When the Bible speaks about prayer, its starting point is not the technique, but rather the heart. Long before we ask anything of God, the Bible calls us to become a certain kind of people—people whose inner posture makes prayer not just possible, but powerful.
Moses says in Deuteronomy 4.29, “You will seek the Lord your God and you will find Him, when you search for Him with all your heart and with all your soul.” Prayer begins with wholehearted seeking—a refusal to approach God casually or half interested. The Lord is not hiding, but He is found by those who genuinely want Him.

The prophet echoes what Moses had said many years prior in Jeremiah 29:13, “You will seek Me and find Me when you search for Me with all your heart.” Prayer is not a ritual; it is a pursuit. God invites us to come with sincerity, not pretense.
But sincerity alone is not enough. Scripture also calls us to humility.

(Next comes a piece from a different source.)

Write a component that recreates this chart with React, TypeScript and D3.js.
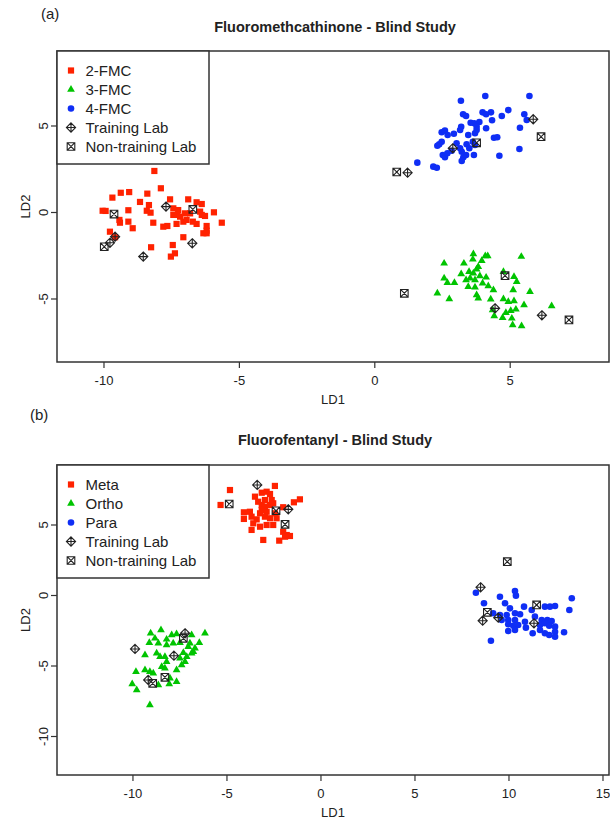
import React from 'react';
import * as d3 from 'd3';

type Pt = [number, number];

// ---- (a) Fluoromethcathinone ----
const fmc2: Pt[] = [
  [-8.14, 2.4], [-9.38, 1.14], [-9.07, 1.18], [-9.69, 0.86], [-8.4, 1.09], [-7.9, 1.4],
  [-8.67, 0.61], [-8.34, 0.43], [-7.56, 0.76], [-6.89, 0.76], [-6.58, 0.59], [-6.39, 0.49],
  [-9.1, 0.13], [-10.05, 0.1], [-9.94, 0.09], [-8.42, 0.1], [-8.28, -0.01], [-7.44, 0.24],
  [-7.26, 0.14], [-7.29, -0.14], [-7.44, -0.14], [-7.19, -0.24], [-7.01, -0.05], [-6.82, -0.05],
  [-6.45, 0.05], [-6.39, -0.14], [-6.27, -0.2], [-5.94, 0.01], [-9.43, -0.43], [-9.41, -0.59],
  [-9.1, -0.53], [-8.18, -0.59], [-7.81, -0.82], [-7.66, -0.78], [-7.32, -0.66], [-7.07, -0.53],
  [-6.95, -0.43], [-6.72, -0.53], [-6.58, -0.66], [-6.21, -0.78], [-5.65, -0.59], [-8.94, -0.91],
  [-6.21, -1.05], [-6.33, -1.2], [-6.21, -1.2], [-9.78, -1.11], [-7.07, -1.43], [-8.26, -2.01],
  [-7.46, -1.88], [-7.38, -2.36], [-7.53, -2.55], [-9.59, -1.43],
];
const fmc3: Pt[] = [
  [3.64, -2.4], [3.62, -2.71], [4.08, -2.51], [4.17, -2.51], [3.95, -2.79], [5.41, -2.55],
  [2.56, -2.94], [3.29, -2.94], [3.82, -3.13], [3.19, -3.55], [3.48, -3.42], [3.64, -3.51],
  [3.76, -3.28], [2.56, -3.8], [2.68, -4.06], [2.94, -4.06], [3.37, -3.9], [3.52, -3.8],
  [3.7, -3.9], [3.88, -3.67], [4.11, -3.75], [3.45, -4.29], [3.7, -4.32], [3.98, -4.09],
  [4.19, -4.25], [4.38, -4.48], [4.75, -3.42], [5.14, -3.71], [5.24, -4.0], [5.11, -4.48],
  [5.73, -4.58], [2.31, -4.67], [2.75, -5.0], [3.76, -4.77], [3.82, -4.96], [4.28, -5.02],
  [4.75, -5.0], [4.93, -5.16], [5.14, -5.12], [5.51, -5.35], [6.53, -5.4], [4.35, -5.64],
  [5.21, -5.6], [5.02, -5.68], [4.41, -5.98], [4.72, -6.08], [5.06, -6.12], [5.09, -6.5],
  [5.42, -6.56], [4.84, -5.79],
];
const fmc4: Pt[] = [
  [3.18, 6.46], [4.08, 6.73], [5.71, 6.73], [3.26, 5.68], [3.37, 5.58], [3.98, 5.79],
  [4.11, 5.68], [4.29, 5.79], [4.93, 5.92], [4.69, 5.58], [5.52, 5.68], [5.61, 5.35],
  [4.33, 5.33], [3.54, 5.19], [3.67, 5.16], [3.86, 5.23], [3.76, 4.96], [3.19, 4.96],
  [3.15, 4.77], [4.11, 4.87], [5.36, 4.9], [2.47, 4.64], [2.59, 4.73], [2.69, 4.48],
  [2.92, 4.55], [3.45, 4.48], [3.7, 4.58], [3.76, 4.77], [4.4, 4.32], [4.52, 4.35],
  [2.47, 4.09], [2.38, 3.94], [2.31, 3.86], [3.02, 4.0], [3.15, 3.71], [3.39, 3.94],
  [3.49, 3.71], [3.62, 4.09], [3.7, 3.9], [2.51, 3.32], [2.59, 3.19], [2.68, 3.42],
  [2.84, 3.57], [3.21, 3.51], [3.37, 3.32], [3.27, 3.19], [3.66, 3.32], [3.21, 2.98],
  [4.6, 3.28], [5.34, 3.67], [1.57, 2.88], [2.16, 2.65], [2.29, 2.59],
];
const fmcTraining: Pt[] = [
  [-7.71, 0.34], [-9.59, -1.4], [-9.78, -1.75], [-6.74, -1.78], [-8.55, -2.55],
  [4.44, -5.54], [6.17, -5.94],
  [5.85, 5.39], [2.88, 3.71], [1.21, 2.3],
];
const fmcNonTraining: Pt[] = [
  [-9.63, -0.09], [-6.72, 0.18], [-9.99, -1.98],
  [4.81, -3.65], [1.09, -4.67], [7.17, -6.21],
  [3.76, 4.03], [6.14, 4.38], [0.81, 2.34],
];

// ---- (b) Fluorofentanyl ----
const meta: Pt[] = [
  [-4.84, 7.48], [-2.45, 7.77], [-5.34, 6.42], [-3.51, 7.01], [-3.15, 7.29], [-2.89, 7.36],
  [-2.71, 7.2], [-3.34, 6.65], [-2.98, 6.77], [-2.62, 6.77], [-3.15, 6.42], [-2.98, 6.3],
  [-2.71, 6.42], [-2.54, 6.54], [-3.15, 6.06], [-2.89, 5.94], [-1.12, 6.82], [-1.44, 6.61],
  [-2.01, 6.26], [-4.1, 5.9], [-3.78, 5.94], [-4.1, 5.43], [-3.69, 5.59], [-3.42, 5.4],
  [-3.24, 5.83], [-2.98, 5.59], [-2.71, 5.48], [-2.45, 5.83], [-2.36, 5.48], [-3.6, 5.12],
  [-3.24, 4.88], [-2.89, 5.0], [-2.54, 5.0], [-3.69, 4.65], [-2.01, 4.52], [-1.82, 4.29],
  [-1.65, 4.22], [-1.91, 4.17], [-3.07, 3.94], [-2.22, 3.89],
];
const ortho: Pt[] = [
  [-8.51, -2.45], [-9.06, -2.68], [-7.94, -2.8], [-7.68, -2.73], [-6.88, -2.8], [-6.17, -2.68],
  [-8.83, -3.04], [-9.13, -3.35], [-8.65, -3.39], [-8.21, -3.11], [-8.21, -3.51], [-7.86, -3.39],
  [-7.5, -3.35], [-6.97, -3.39], [-6.47, -3.35], [-6.7, -3.74], [-9.36, -4.22], [-8.74, -4.1],
  [-8.56, -4.34], [-8.3, -4.34], [-8.21, -4.7], [-7.5, -4.45], [-7.14, -4.34], [-6.88, -4.1],
  [-6.79, -3.99], [-7.23, -4.7], [-7.41, -4.93], [-8.47, -5.05], [-8.3, -5.16], [-7.68, -5.28],
  [-9.84, -5.4], [-9.36, -5.28], [-9.1, -5.4], [-8.92, -5.52], [-8.03, -5.87], [-7.68, -6.11],
  [-8.07, -6.28], [-10.04, -6.28], [-9.8, -6.7], [-8.65, -6.35], [-9.1, -7.77], [-7.32, -4.06],
  [-7.06, -3.63],
];
const para: Pt[] = [
  [8.24, 0.2], [10.32, 0.32], [10.37, -0.01], [9.52, -0.09], [8.67, -0.55], [9.79, -0.55],
  [10.8, -0.79], [10.05, -0.91], [13.34, -0.2], [13.21, -1.03], [11.21, -1.03], [11.91, -0.79],
  [12.18, -0.79], [12.45, -0.74], [9.52, -1.38], [9.88, -1.38], [10.32, -1.26], [10.59, -1.33],
  [9.61, -1.74], [9.96, -1.74], [10.32, -1.74], [9.96, -2.04], [10.23, -2.14], [10.49, -2.09],
  [10.85, -1.86], [11.38, -1.5], [11.74, -1.74], [12.04, -1.74], [12.27, -1.81], [11.65, -2.09],
  [11.91, -1.97], [12.14, -2.14], [12.45, -2.21], [10.9, -2.28], [9.96, -2.52], [10.32, -2.45],
  [11.26, -2.68], [11.65, -2.45], [11.91, -2.68], [12.45, -2.57], [12.14, -2.8], [12.45, -2.92],
  [12.93, -2.61], [9.04, -3.21], [9.16, -1.26],
];
const fenTraining: Pt[] = [
  [-3.39, 7.84], [-1.74, 6.11],
  [-9.89, -3.79], [-7.82, -4.27], [-9.19, -5.99], [-7.23, -2.68],
  [8.49, 0.58], [8.6, -1.79], [9.43, -1.57], [11.33, -1.97],
];
const fenNonTraining: Pt[] = [
  [-4.88, 6.49], [-2.39, 6.01], [-1.91, 5.05],
  [-7.32, -3.04], [-8.3, -5.8], [-8.95, -6.23],
  [9.91, 2.4], [11.47, -0.67], [8.85, -1.19],
];

const topXTicks = [-10, -5, 0, 5];
const topYTicks = [-5, 0, 5];
const botXTicks = [-10, -5, 0, 5, 10, 15];
const botYTicks = [-10, -5, 0, 5];
const topLegend = ['2-FMC', '3-FMC', '4-FMC', 'Training Lab', 'Non-training Lab'];
const botLegend = ['Meta', 'Ortho', 'Para', 'Training Lab', 'Non-training Lab'];

const RED = '#ff2200';
const GREEN = '#00c400';
const BLUE = '#0f2ef5';
const FONT = '"Liberation Sans", Arial, Helvetica, sans-serif';
const LEFT = 57;
const RIGHT = 609;

type Kind = 'square' | 'triangle' | 'circle' | 'training' | 'nontraining';

const tri = d3.symbol(d3.symbolTriangle, 26)() as string;

function Marker({ kind, x, y }: { kind: Kind; x: number; y: number }) {
  if (kind === 'square') return <rect x={x - 3.1} y={y - 3.1} width={6.2} height={6.2} fill={RED} />;
  if (kind === 'circle') return <circle cx={x} cy={y} r={3.3} fill={BLUE} />;
  if (kind === 'triangle') return <path d={tri} transform={`translate(${x},${y})`} fill={GREEN} />;
  if (kind === 'training') {
    const r = 4.6;
    return (
      <path
        d={`M${x},${y - r}L${x + r},${y}L${x},${y + r}L${x - r},${y}Z M${x},${y - r}V${y + r} M${x - r},${y}H${x + r}`}
        fill="none" stroke="#222" strokeWidth={1.1}
      />
    );
  }
  const s = 3.8;
  return (
    <path
      d={`M${x - s},${y - s}H${x + s}V${y + s}H${x - s}Z M${x - s},${y - s}L${x + s},${y + s} M${x + s},${y - s}L${x - s},${y + s}`}
      fill="none" stroke="#222" strokeWidth={1.1}
    />
  );
}

type PanelProps = {
  tag: string; tagX: number; tagY: number;
  title: string; titleY: number;
  top: number; bottom: number;
  xDomain: [number, number]; yDomain: [number, number];
  xTicks: number[]; yTicks: number[];
  groups: Pt[][]; training: Pt[]; nonTraining: Pt[];
  legend: string[];
};

const groupKinds: Kind[] = ['square', 'triangle', 'circle'];

function Panel(p: PanelProps) {
  const x = d3.scaleLinear().domain(p.xDomain).range([LEFT, RIGHT]);
  const y = d3.scaleLinear().domain(p.yDomain).range([p.bottom, p.top]);
  const midX = (LEFT + RIGHT) / 2;
  const midY = (p.top + p.bottom) / 2;
  const legendKinds: Kind[] = [...groupKinds, 'training', 'nontraining'];
  return (
    <g fontFamily={FONT} fill="#222">
      <text x={p.tagX} y={p.tagY} fontSize={15}>{p.tag}</text>
      <text x={midX + 2} y={p.titleY} fontSize={14.5} fontWeight="bold" textAnchor="middle">{p.title}</text>

      {p.groups.map((g, gi) =>
        g.map((d, i) => <Marker key={`${gi}-${i}`} kind={groupKinds[gi]} x={x(d[0])} y={y(d[1])} />)
      )}
      {p.nonTraining.map((d, i) => <Marker key={`n${i}`} kind="nontraining" x={x(d[0])} y={y(d[1])} />)}
      {p.training.map((d, i) => <Marker key={`t${i}`} kind="training" x={x(d[0])} y={y(d[1])} />)}

      <rect x={LEFT} y={p.top} width={RIGHT - LEFT} height={p.bottom - p.top} fill="none" stroke="#333" strokeWidth={1.5} />

      {p.xTicks.map(t => (
        <g key={`x${t}`}>
          <line x1={x(t)} x2={x(t)} y1={p.bottom} y2={p.bottom + 6} stroke="#333" strokeWidth={1.2} />
          <text x={x(t)} y={p.bottom + 23} fontSize={13} textAnchor="middle">{t}</text>
        </g>
      ))}
      {p.yTicks.map(t => (
        <g key={`y${t}`}>
          <line x1={LEFT} x2={LEFT - 6} y1={y(t)} y2={y(t)} stroke="#333" strokeWidth={1.2} />
          <text transform={`translate(${LEFT - 9.5},${y(t)}) rotate(-90)`} fontSize={13} textAnchor="middle">{t}</text>
        </g>
      ))}
      <text x={midX} y={p.bottom + 41.5} fontSize={13} textAnchor="middle">LD1</text>
      <text transform={`translate(30,${midY}) rotate(-90)`} fontSize={13} textAnchor="middle">LD2</text>

      <rect x={LEFT} y={p.top} width={152} height={113} fill="#fff" stroke="#333" strokeWidth={1.5} />
      {p.legend.map((label, i) => {
        const ly = p.top + 19.5 + i * 19;
        return (
          <g key={label}>
            <Marker kind={legendKinds[i]} x={71} y={ly} />
            <text x={85.5} y={ly + 5.3} fontSize={15}>{label}</text>
          </g>
        );
      })}
    </g>
  );
}

export default function App() {
  return (
    <svg width={610} height={820} style={{ position: 'absolute', left: 0, top: 0, background: '#fff' }}>
      <rect width={610} height={820} fill="#fff" />
      <Panel
        tag="(a)" tagX={41} tagY={19}
        title="Fluoromethcathinone - Blind Study" titleY={31.5}
        top={51} bottom={362}
        xDomain={[-11.735, 8.648]} yDomain={[-8.642, 9.335]}
        xTicks={topXTicks} yTicks={topYTicks}
        groups={[fmc2, fmc3, fmc4]} training={fmcTraining} nonTraining={fmcNonTraining}
        legend={topLegend}
      />
      <Panel
        tag="(b)" tagX={30} tagY={420}
        title="Fluorofentanyl - Blind Study" titleY={444.5}
        top={465} bottom={775}
        xDomain={[-14.04, 15.32]} yDomain={[-12.73, 9.255]}
        xTicks={botXTicks} yTicks={botYTicks}
        groups={[meta, ortho, para]} training={fenTraining} nonTraining={fenNonTraining}
        legend={botLegend}
      />
    </svg>
  );
}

In 2 Chronicles 7:14, God says, “If My people who are called by My name humble themselves and pray…” Humility is the soil in which prayer grows. It acknowledges our need, our dependence, and our inability to fix ourselves. A proud heart cannot pray well because it does not believe it needs help.
From there, the New Testament adds another layer: confidence. Jesus says in Mark 11:24 that when we pray, we should believe that we have received what we ask. This is not arrogance; it is trust—trust that God hears, cares, and responds according to His will.
James 5:16 reminds us that prayer also requires righteousness—not perfection, but a life aligned with God’s ways. “The effective, fervent prayer of a righteous man avails much.” A life shaped by obedience strengthens the voice of our prayers.
John resonates this twice. In 1 John 3:22, he says we receive what we ask because we keep God’s commandments and do what pleases Him. And in 1 John 5:14, he adds the final attitude that we must have in prayer: submission—asking “according to His will.” Prayer is not bending God to our desires – instead it is aligning our desires with His.
Wholehearted seeking. Humility. Confidence. Righteousness. Submission.
These are attitudes that we must strive to cultivate as we approach our Lord in prayer. And when they take root in us, prayer becomes not just something we do, but the natural expression of a heart that walks with God.